La reconfiguration de la béquille bruxelloise ne sera toutefois pas aisée. Simplement parce qu’à l’intérieur des Etats les marchés vont se troubler : qui à intérêt à quoi ? le coût d’opportunité des décisions publiques, n’est plus clairement perceptible, et donc de moins en moins évaluable. Et ce d’autant que les décisions à prendre apparaissent urgentes et importantes. Les débats deviennent houleux à l’intérieur des Etats, notamment en Allemagne où les marchés politiques ne sont plus ce qu’ils étaient.

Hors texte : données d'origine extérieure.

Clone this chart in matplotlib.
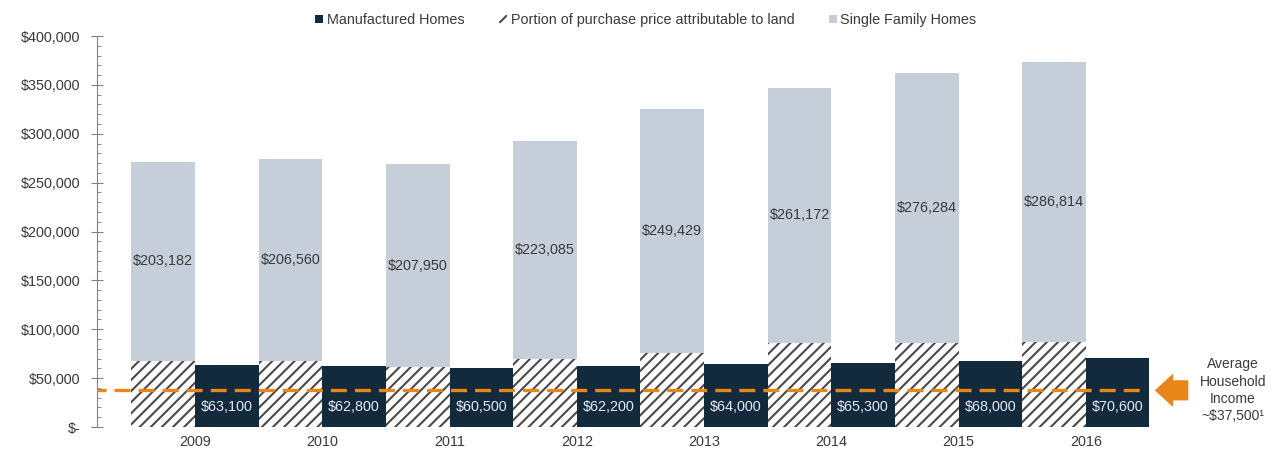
import numpy as np
import matplotlib
matplotlib.use("Agg")
import matplotlib.pyplot as plt
from matplotlib.ticker import MultipleLocator, FixedLocator

plt.rcParams["font.family"] = ["Liberation Sans", "DejaVu Sans"]
plt.rcParams["hatch.linewidth"] = 1.5
plt.rcParams["lines.scale_dashes"] = False

# Price data by year
years = ["2009", "2010", "2011", "2012", "2013", "2014", "2015", "2016"]
manufactured = [63100, 62800, 60500, 62200, 64000, 65300, 68000, 70600]
land_portion = [68000, 67500, 61000, 70000, 76000, 86000, 86000, 87000]
single_family = [203182, 206560, 207950, 223085, 249429, 261172, 276284, 286814]
avg_income = 37500

y_ticks = [0, 50000, 100000, 150000, 200000, 250000, 300000, 350000, 400000]
y_tick_labels = ["$-", "$50,000", "$100,000", "$150,000", "$200,000",
                 "$250,000", "$300,000", "$350,000", "$400,000"]

navy = "#132a3d"
grey = "#c6ced9"
hatch_col = "#4a4a4a"
orange = "#e8861a"
text_col = "#3a3a3a"

fig = plt.figure(figsize=(12.84, 4.53), dpi=100)
ax = fig.add_axes([97 / 1284, 26 / 453, 1055 / 1284, 391 / 453])

x = np.arange(len(years))
w = 0.5

# single family: land portion (hatched) with the remaining price stacked on top
ax.bar(x - w / 2, land_portion, width=w, color="white", edgecolor=hatch_col,
       linewidth=0, hatch="///", label="Portion of purchase price attributable to land")
ax.bar(x - w / 2, single_family, width=w, bottom=land_portion, color=grey,
       linewidth=0, label="Single Family Homes")
ax.bar(x + w / 2, manufactured, width=w, color=navy, linewidth=0,
       label="Manufactured Homes")

for i in range(len(years)):
    ax.text(x[i] - w / 2, land_portion[i] + single_family[i] / 2,
            f"${single_family[i]:,}", ha="center", va="center",
            fontsize=10.4, color=text_col)
    ax.text(x[i] + w / 2, 20000, f"${manufactured[i]:,}", ha="center",
            va="center", fontsize=10.4, color="#e4e9ef")

# average household income reference line
ax.plot([-0.77, 7.45], [avg_income, avg_income], color=orange, lw=2.4,
        linestyle=(5, (11.5, 5.8)), clip_on=False, zorder=5)
ax.annotate("", xy=(7.55, avg_income), xytext=(7.8, avg_income),
            annotation_clip=False,
            arrowprops=dict(arrowstyle="simple,head_length=12,head_width=22,tail_width=13.5",
                            color=orange, shrinkA=0, shrinkB=0, mutation_scale=1))
ax.text(8.155, avg_income, "Average\nHousehold\nIncome\n~$37,500\u00b9",
        ha="center", va="center", fontsize=10, color=text_col,
        linespacing=1.3, clip_on=False)

ax.set_xlim(-0.77, 7.52)
ax.set_ylim(0, 400000)
ax.set_xticks(x)
ax.set_xticklabels(years)
ax.yaxis.set_major_locator(FixedLocator(y_ticks))
ax.set_yticklabels(y_tick_labels)
ax.yaxis.set_minor_locator(MultipleLocator(10000))

for s in ["top", "right", "bottom"]:
    ax.spines[s].set_visible(False)
ax.spines["left"].set_color("#808080")
ax.tick_params(axis="x", length=0, pad=6, labelsize=10.4, labelcolor=text_col)
ax.tick_params(axis="y", which="major", direction="inout", length=8,
               color="#808080", pad=8, labelsize=10.4, labelcolor=text_col)
ax.tick_params(axis="y", which="minor", direction="in", length=3, color="#808080")

handles, labels = ax.get_legend_handles_labels()
order = [2, 0, 1]
fig.legend([handles[i] for i in order], [labels[i] for i in order],
           loc="upper center", bbox_to_anchor=(0.503, 1.0), ncol=3,
           frameon=False, fontsize=10.4, handlelength=0.55, handleheight=0.55,
           handletextpad=0.25, columnspacing=2.4, labelcolor=text_col)

fig.savefig("out.png", dpi=100)
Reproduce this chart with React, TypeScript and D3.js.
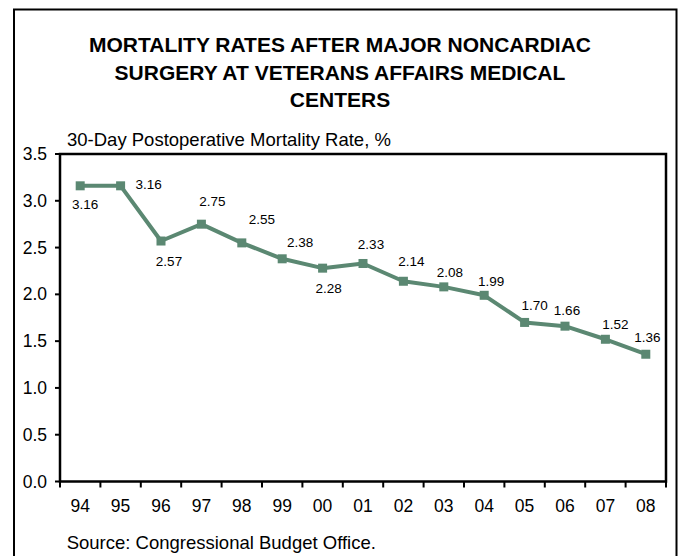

Le renoncement au pouvoir monétaire par les Etats il y a maintenant plusieurs dizaines d’années était un mode très innovant d’utilisation de la contrainte publique à des fins privées. Les « marchands d’intérêt général » de l’époque pouvaient facilement vendre la stricte séparation des banques centrales et des trésors : la monnaie ne devenait-elle pas ainsi un authentique bien public non manipulable ? L’histoire concrète devait resituer ce dogme comme idéologie de ceux qui dirigeront à leur profit ou au profit de ceux qu’ils représentent, des Etats nullement disparus. L’enjeu de la crise reste celui du détenteur ultime du pouvoir monétaire. L’Etat chinois et ses entrepreneurs politiques ont plusieurs dizaines d’années de retard : La Banque centrale n’est pas indépendante. L’endettement , considérable et fortement encombré de créances douteuses, n’est pas un problème : l’Etat est le garant ultime et peut toujours siffler la fin de la récréation. Comme autrefois en Occident.